You have not shown a contradiction. Saying that a group is discriminated against does not equate to an assertion that the group deserves to be a suspect classification. If I were claiming that homosexuals were a suspect classification, I would not have said "rational basis." Rational basis is not the standard of review for suspect classifications. The only reason you think this is a misstep is because you don't know what you are talking about.
this entire section is ripe with inadequacy
how is it you propose a constitutional challenge without the rational basis test?
it also applies to both legislative and/or executive action whether those actions be substantive or procedural....so exactly how are you conveniently able to avoid the rational basis test?
Perhaps you should research "rational basis test with bite".
This means so much less than nothing that it does not even rise to the level of stupid babble. This is just like reading a statement along the lines of, "Well, how do you propose to make a birthday cake if the drivetrain in your car isn't hibernating?"
The couples should be granted a chance in District Court to prove that their rights were violated, she concluded.
this does not contradict any "definition" of marriage as you try to imply
No, I am not implying that any definition of marriage is being contradicted. I am saying that this alleged definition of marriage does not exist. "Marriage is between a man and a woman because marriage is between a man and a woman" is a tautology. It is neither a functional definition nor a rational basis.
"Even if the right to marry is not considered a fundamental right, appellants should have been granted an opportunity to show that MN DOMA is not a reasonable means to its stated objective -- to promote opposite-sex marriages to encourage procreation," Worke wrote.

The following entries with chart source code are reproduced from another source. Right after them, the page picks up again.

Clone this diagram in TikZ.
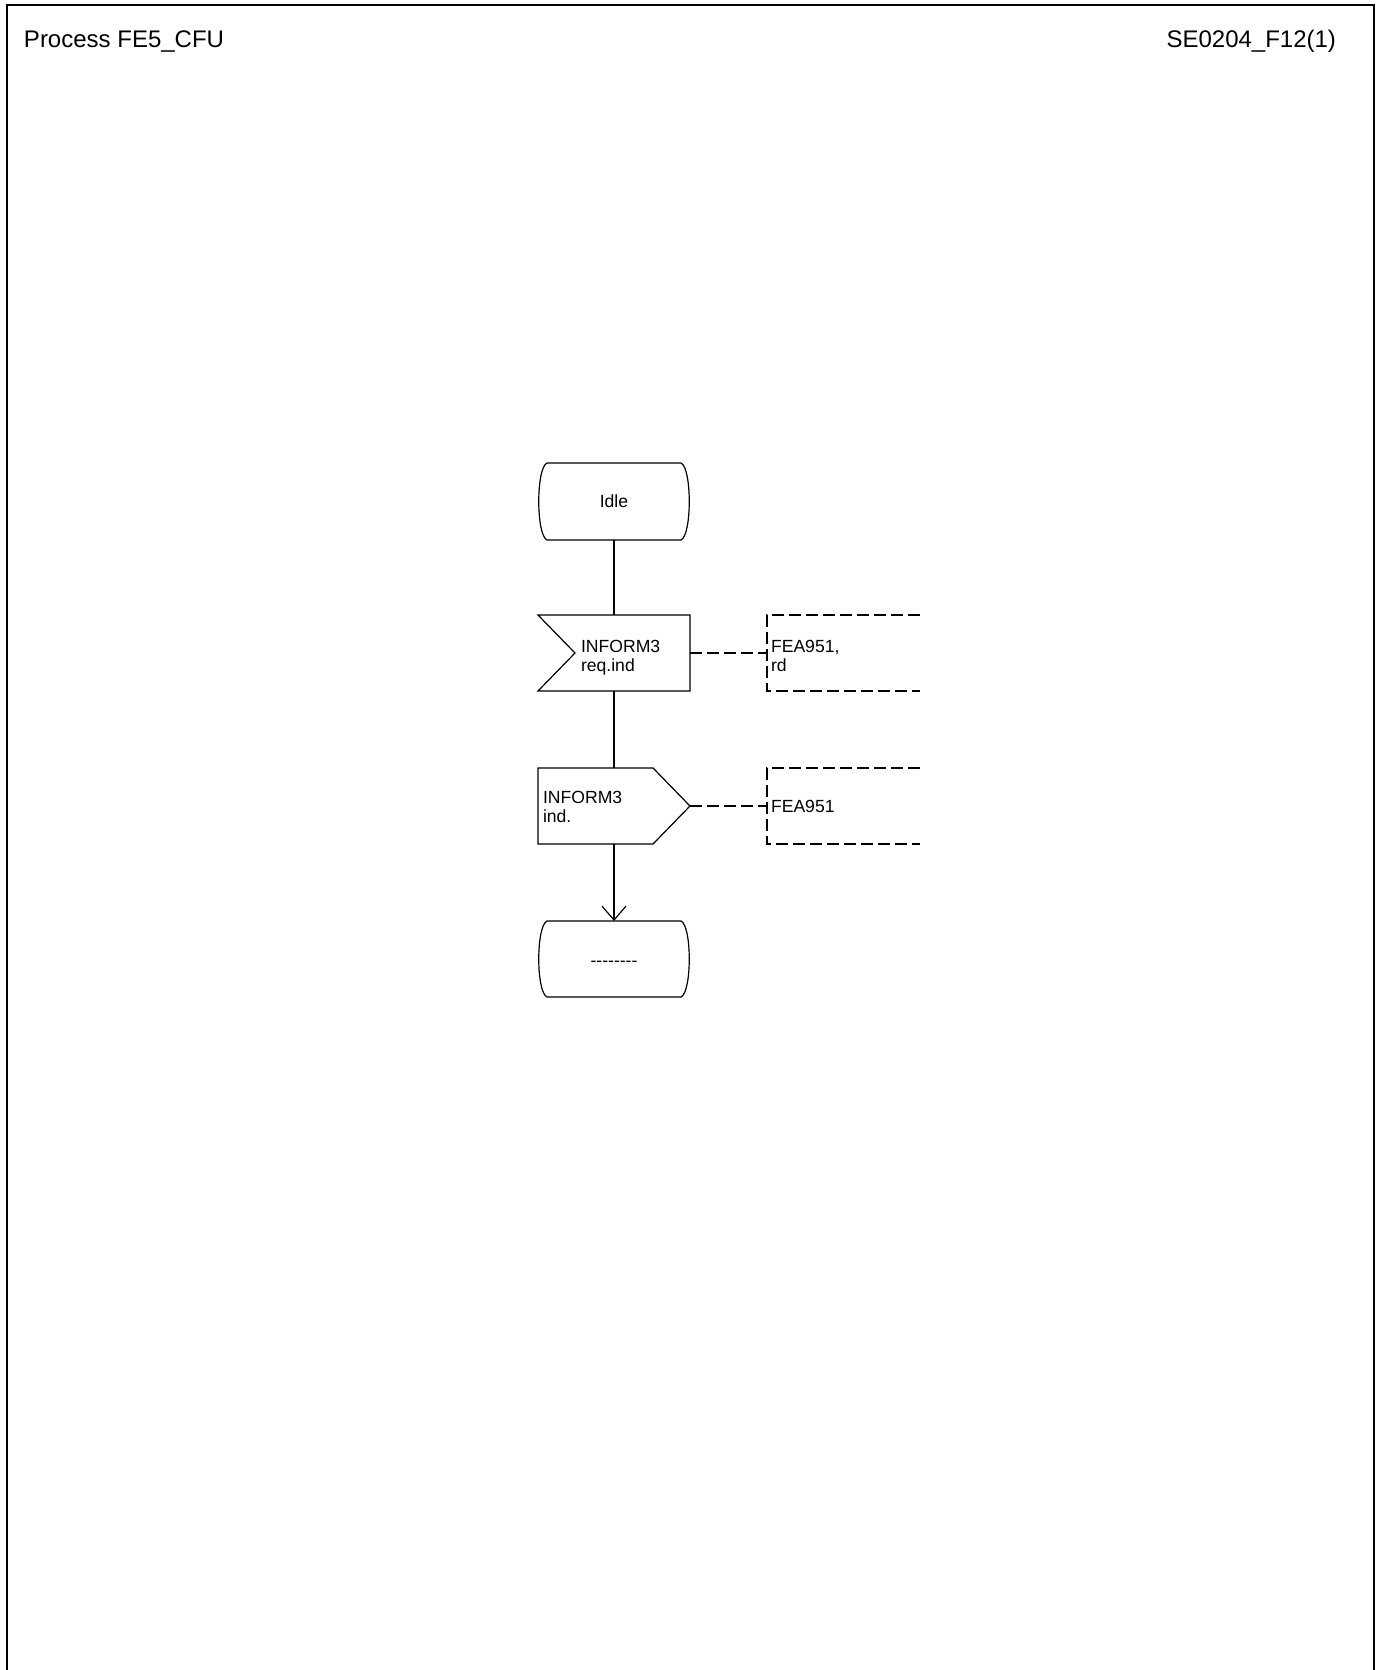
\documentclass[tikz,border=0pt]{standalone}
\usepackage{fontspec}
\setmainfont{Liberation Sans}
\usetikzlibrary{calc,arrows.meta}
\newcommand\mystatepath[1]{%
  \draw ($(#1.north west)+(9,0)$) -- ($(#1.north east)+(-9,0)$)
    .. controls ($(#1.north east)+(2,5)$) and ($(#1.south east)+(2,-5)$) .. ($(#1.south east)+(-9,0)$)
    -- ($(#1.south west)+(9,0)$)
    .. controls ($(#1.south west)+(-2,-5)$) and ($(#1.north west)+(-2,5)$) .. cycle;}
\begin{document}
\begin{tikzpicture}[x=0.5pt,y=-0.5pt, line width=0.6pt,
  shapebox/.style={draw=none, minimum width=76pt, minimum height=38pt, inner sep=0pt, outer sep=0pt},
  cmtbox/.style={draw=none, minimum width=76.5pt, minimum height=38pt, inner sep=0pt, outer sep=0pt},
  txt/.style={inner sep=0pt, outer sep=0pt, font=\fontsize{8.8pt}{9.5pt}\selectfont, align=left},
  hdr/.style={inner sep=0pt, outer sep=0pt, font=\fontsize{12pt}{14pt}\selectfont},
  cmtline/.style={dash pattern=on 6pt off 2.5pt}]
\useasboundingbox (0,0) rectangle (1383,1670);
% frame
\draw[line width=0.8pt] (7,1670) -- (7,5) -- (1374,5) -- (1374,1670);
\node[hdr, anchor=base west] (title) at (24,47) {Process FE5\_CFU};
\node[hdr, anchor=base east] (ref) at (1336,47) {SE0204\_F12(1)};
% shapes
\node[shapebox, minimum height=38.5pt] (idle) at (614,501.5) {};
\node[shapebox] (inp) at (614,653) {};
\node[shapebox] (outp) at (614,806) {};
\node[shapebox] (fin) at (614,959) {};
\mystatepath{idle}
\mystatepath{fin}
\draw (inp.north west) -- (inp.north east) -- (inp.south east) -- (inp.south west) -- ($(inp.west)+(18.5pt,0)$) -- cycle;
\draw (outp.north west) -- ($(outp.north east)+(-18.5pt,0)$) -- (outp.east) -- ($(outp.south east)+(-18.5pt,0)$) -- (outp.south west) -- cycle;
% texts
\node[txt, anchor=base] (idleT) at (614,507) {Idle};
\node[txt, anchor=north west] (inpT) at (581,640.5) {INFORM3\\req.ind};
\node[txt, anchor=north west] (outpT) at (543,791) {INFORM3\\ind.};
\node[txt, anchor=base] (finT) at (614,966) {-\kern0pt-\kern0pt-\kern0pt-\kern0pt-\kern0pt-\kern0pt-\kern0pt-};
% comments
\node[cmtbox] (c1) at (843.5,653) {};
\node[cmtbox] (c2) at (843.5,806) {};
\draw[cmtline] (c1.north east) -- (c1.north west) -- (c1.south west) -- (c1.south east);
\draw[cmtline] (c2.north east) -- (c2.north west) -- (c2.south west) -- (c2.south east);
\node[txt, anchor=north west] (c1T) at (771,640.5) {FEA951,\\rd};
\node[txt, anchor=base west] (c2T) at (771,812) {FEA951};
% connectors
\draw (idle.south) -- (inp.north);
\draw (inp.south) -- (outp.north);
\draw[-{Straight Barb[length=7pt,width=12pt]}] (outp.south) -- (fin.north);
\draw[cmtline] (inp.east) -- (c1.west);
\draw[cmtline] (outp.east) -- (c2.west);
\end{tikzpicture}
\end{document}
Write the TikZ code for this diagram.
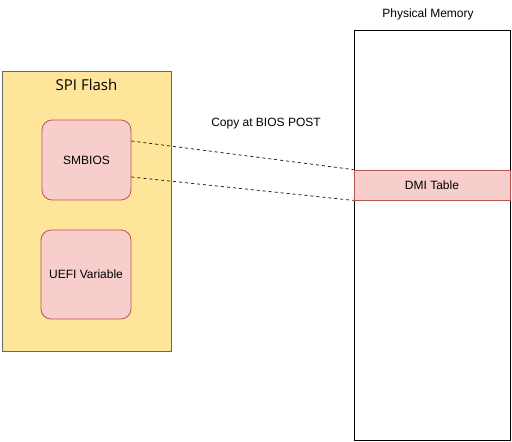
\documentclass[tikz,border=0pt]{standalone}
\usepackage{fontspec}
\setmainfont{Liberation Sans}
\newfontfamily\titlefont{Open Sans}
\definecolor{flashfill}{HTML}{FFE599}
\definecolor{flashdraw}{HTML}{666666}
\definecolor{redfill}{HTML}{F8CECC}
\definecolor{reddraw}{HTML}{B85450}
\begin{document}
\begin{tikzpicture}[x=1pt,y=-1pt,
  lbl/.style={font=\fontsize{12}{14}\selectfont, inner sep=0pt},
  redbox/.style={draw=reddraw, fill=redfill, line width=0.8pt},
  conn/.style={dashed, line width=0.8pt, black!85, dash pattern=on 3pt off 3pt}]
\useasboundingbox (0,0) rectangle (512,442);
% SPI flash
\node[draw=flashdraw, fill=flashfill, line width=0.8pt, minimum width=169pt, minimum height=280pt, inner sep=0pt] (spi) at (86.5,211) {};
\node[font=\titlefont\fontsize{15}{18}\selectfont, inner sep=0pt] (spititle) at (86.5,85) {SPI Flash};
\node[redbox, rounded corners=10pt, minimum width=89pt, minimum height=80pt, inner sep=0pt, lbl] (smbios) at (86.5,160) {SMBIOS};
\node[redbox, rounded corners=10pt, minimum width=90pt, minimum height=89pt, inner sep=0pt, lbl] (uefi) at (86,274.5) {UEFI Variable};
% physical memory
\node[draw=black, line width=0.8pt, minimum width=156pt, minimum height=410pt, inner sep=0pt] (mem) at (432,235) {};
\node[lbl] (memtitle) at (428,14) {Physical Memory};
\node[redbox, minimum width=156pt, minimum height=30pt, inner sep=0pt, lbl] (dmi) at (432,185) {DMI Table};
% connectors
\coordinate (s1) at ([yshift=19pt]smbios.east);
\coordinate (s2) at ([yshift=-17pt]smbios.east);
\draw[conn] (s1) -- (dmi.north west);
\draw[conn] (s2) -- (dmi.south west);
\node[lbl] (copylbl) at (266,124) {Copy at BIOS POST};
\end{tikzpicture}
\end{document}
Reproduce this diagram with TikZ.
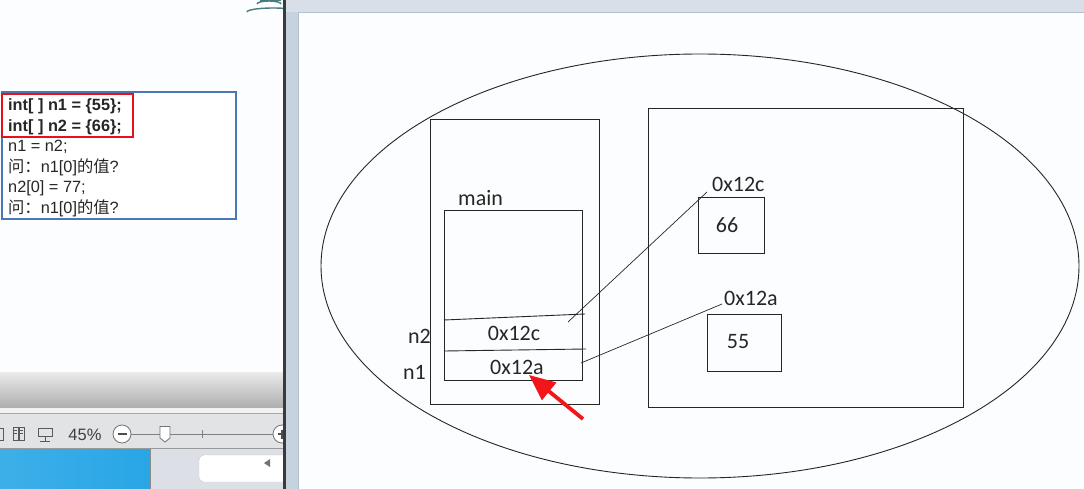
\documentclass[tikz,border=0pt]{standalone}
\usepackage{fontspec}
\setmainfont{Carlito}
\newfontfamily\arialf{Liberation Sans}
\newfontfamily\cjkf{Noto Sans CJK SC}
\usetikzlibrary{arrows.meta}
\definecolor{bgw}{HTML}{FCFDFE}
\definecolor{boxblue}{HTML}{4A78B4}
\definecolor{redbox}{HTML}{E8101A}
\definecolor{divdark}{HTML}{3A3A3A}
\definecolor{strip}{HTML}{C6D2DF}
\definecolor{topbar}{HTML}{D8DFE8}
\definecolor{topline}{HTML}{B3BFCC}
\definecolor{tbgray}{HTML}{E2E3E5}
\definecolor{sbblue}{HTML}{28A6E6}
\definecolor{sbgray}{HTML}{DCDFE5}
\definecolor{icon}{HTML}{5A5A5A}
\definecolor{arrred}{HTML}{F2161A}
\tikzset{
  codetxt/.style={anchor=base west, inner sep=0pt, font=\arialf\fontsize{16.3}{19}\selectfont, text=black!85},
  codebold/.style={codetxt, font=\arialf\bfseries\fontsize{16.3}{19}\selectfont},
  lbl/.style={inner sep=0pt, font=\fontsize{22}{26}\selectfont, text=black!85},
  frame/.style={draw=black!85, line width=0.9pt},
  conn/.style={draw=black!85, line width=0.7pt}
}
\begin{document}
\begin{tikzpicture}[x=1pt,y=-1pt]
\useasboundingbox (0,0) rectangle (1084,489);
\fill[bgw] (0,0) rectangle (1084,489);

% ---------- left panel ----------
\begin{scope}
\clip (0,0) rectangle (283,489);
% small icon at top
\draw[icon!80!cyan, line width=1.4pt] (257,4) arc[start angle=180, end angle=360, x radius=12, y radius=3];
\draw[icon!80!cyan, line width=1.4pt] (247,12) arc[start angle=180, end angle=300, x radius=26, y radius=4];
\draw[icon!80!cyan, line width=1.2pt] (260,0) -- (281,0);
% status bar
\shade[top color=black!8, bottom color=black!32] (0,372) rectangle (283,408);
\fill[black!5] (0,408) rectangle (283,413);
\fill[tbgray] (0,413) rectangle (283,448);
\draw[black!35] (0,413) -- (283,413);
\draw[black!40] (0,448.5) -- (283,448.5);
\fill[sbgray] (0,449) rectangle (283,489);
\shade[left color=sbblue!90!white, right color=sbblue] (0,449) rectangle (150,489);
\draw[black!45] (150.5,449) -- (150.5,489);
\filldraw[fill=white, draw=black!20, rounded corners=5pt] (199,455) rectangle (300,482);
\fill[black!55] (264,463) -- (270,459) -- (270,467) -- cycle;
% toolbar icons
\draw[icon, line width=0.8pt] (-2,428) rectangle (3,440);
\draw[icon, line width=0.8pt] (13,427) rectangle (18,440) (19,427) rectangle (24,440);
\draw[icon, line width=0.6pt] (14,430) -- (17,430) (14,433) -- (17,433) (20,430) -- (23,430) (20,433) -- (23,433);
\draw[icon, line width=0.9pt] (38,428) rectangle (52,436);
\draw[icon, line width=0.9pt] (45,436) -- (45,441) (40,441) -- (50,441);
\node[anchor=base, inner sep=0pt, font=\arialf\fontsize{16.5}{19}\selectfont, text=black!75] (zoomtxt) at (85,440) {45\%};
\draw[black!50, line width=0.7pt] (131,434) -- (275,434);
\draw[black!50, line width=0.7pt] (202,430) -- (202,438);
\filldraw[fill=white, draw=black!55, line width=0.8pt] (122,434) circle[radius=9];
\draw[black!70, line width=1.2pt] (117.5,434) -- (126.5,434);
\filldraw[fill=white, draw=black!55, line width=0.8pt] (160,426.5) -- (170,426.5) -- (170,438) -- (165,442) -- (160,438) -- cycle;
\filldraw[fill=white, draw=black!55, line width=0.8pt] (282,434) circle[radius=9];
\draw[black!70, line width=1.2pt] (277.5,434) -- (286.5,434) (282,429.5) -- (282,438.5);
% code box
\fill[white] (2,92) rectangle (236,219);
\draw[boxblue, line width=1.2pt] (2,92) rectangle (236,219);
\draw[redbox, line width=1.6pt] (2,94) rectangle (133,137);
\node[codebold] (c1) at (8,111) {int[ ] n1 = \{55\};};
\node[codebold] (c2) at (8,131.5) {int[ ] n2 = \{66\};};
\node[codetxt] (c3) at (8,152) {n1 = n2;};
\node[codetxt] (c4) at (8,172.5) {{\cjkf 问：}n1[0]{\cjkf 的值}?};
\node[codetxt] (c5) at (8,193) {n2[0] = 77;};
\node[codetxt] (c6) at (8,213.5) {{\cjkf 问：}n1[0]{\cjkf 的值}?};
\end{scope}

% ---------- window chrome ----------
\fill[divdark] (283,0) rectangle (285.5,489);
\fill[strip] (285.5,0) rectangle (298,489);
\fill[topbar] (285.5,0) rectangle (1084,12);
\draw[topline, line width=1pt] (298,12.5) -- (1084,12.5);
\draw[topline, line width=0.8pt] (298,12.5) -- (298,489);

% ---------- diagram ----------
\draw[frame] (700,266) ellipse[x radius=379, y radius=212];
% stack
\draw[frame] (430,119) rectangle (599,404);
\node[lbl, anchor=base west] (mainlbl) at (458,206) {main};
\draw[frame] (444,210) rectangle (582,380);
\draw[frame] (444,320) -- (585,314);
\draw[frame] (444,351) -- (586,349);
\node[lbl] (cellc) at (514,333) {0x12c};
\node[lbl] (cella) at (517,367) {0x12a};
\node[lbl, anchor=east] (n2lbl) at (431,336) {n2};
\node[lbl, anchor=east] (n1lbl) at (426,372) {n1};
% heap
\draw[frame] (648,108) rectangle (963,407);
\draw[frame] (698,197) rectangle (764,253);
\node[lbl] (v66) at (727,225) {66};
\node[lbl, anchor=west] (addrc) at (712,184) {0x12c};
\draw[frame] (707,314) rectangle (781,371);
\node[lbl] (v55) at (738,342) {55};
\node[lbl, anchor=west] (addra) at (724,298) {0x12a};
% connectors
\coordinate (pc) at (568,322);
\coordinate (qc) at (707,192);
\coordinate (pa) at (581,363);
\coordinate (qa) at (722,304);
\draw[conn] (pc) -- (qc);
\draw[conn] (pa) -- (qa);
% red arrow
\coordinate (atail) at (583,419);
\coordinate (atip) at (529,375);
\draw[arrred, line width=3.8pt, -{Triangle[length=26pt, width=22pt]}] (atail) -- (atip);
\end{tikzpicture}
\end{document}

again does not contradict the definition
Since procreation is irrelevant in Minnesota and everywhere else in the United States to the validity of a marriage, and marriage is nothing more than a domestic partnership, why do the parties need to be of the opposite sex?
You are entitled to all the mythology you want about God initiating marriage in the Garden of Eden. But your religious dogma about marriage as a religious sacrament is not the law anywhere in the United States in 2012.
i have not asserted that there was a religious basis for the definition of marriage. If anything i have consistently promoted that LGBT marriage is a detriment to the virtues of our current culture and should be discouraged due to the obvious abnormalities inherent with the LGBT condition as well as its degenerative qualities. I have also consistently argued about LGBT being likely a genetic disorder or a psychological disorder and thus not to be encouraged.
Promoting any "Biblical" agenda on this topic i have yet to do......your presupposition is showing again.
Let's see: Mormon internet zealot, attempting to argue constitutional law while consistently demonstrating that he does not understand it, continually proven wrong about what the law is, cannot provide a functional definition of marriage that does not depend on circular reasoning......
Yes, I'm sure it is only the wildest of unwarranted speculations to suggest that your position is informed by the dogma of the LDS Church concerning marriage.
I have a great idea. Let's just say that, since they don't have kids and aren't going to, Dallin H. Oaks and Russell M. Nelson do not have a marriage with the women with whom they currently cohabitate. We'll just call it a domestic partnership. You won't mind that, right?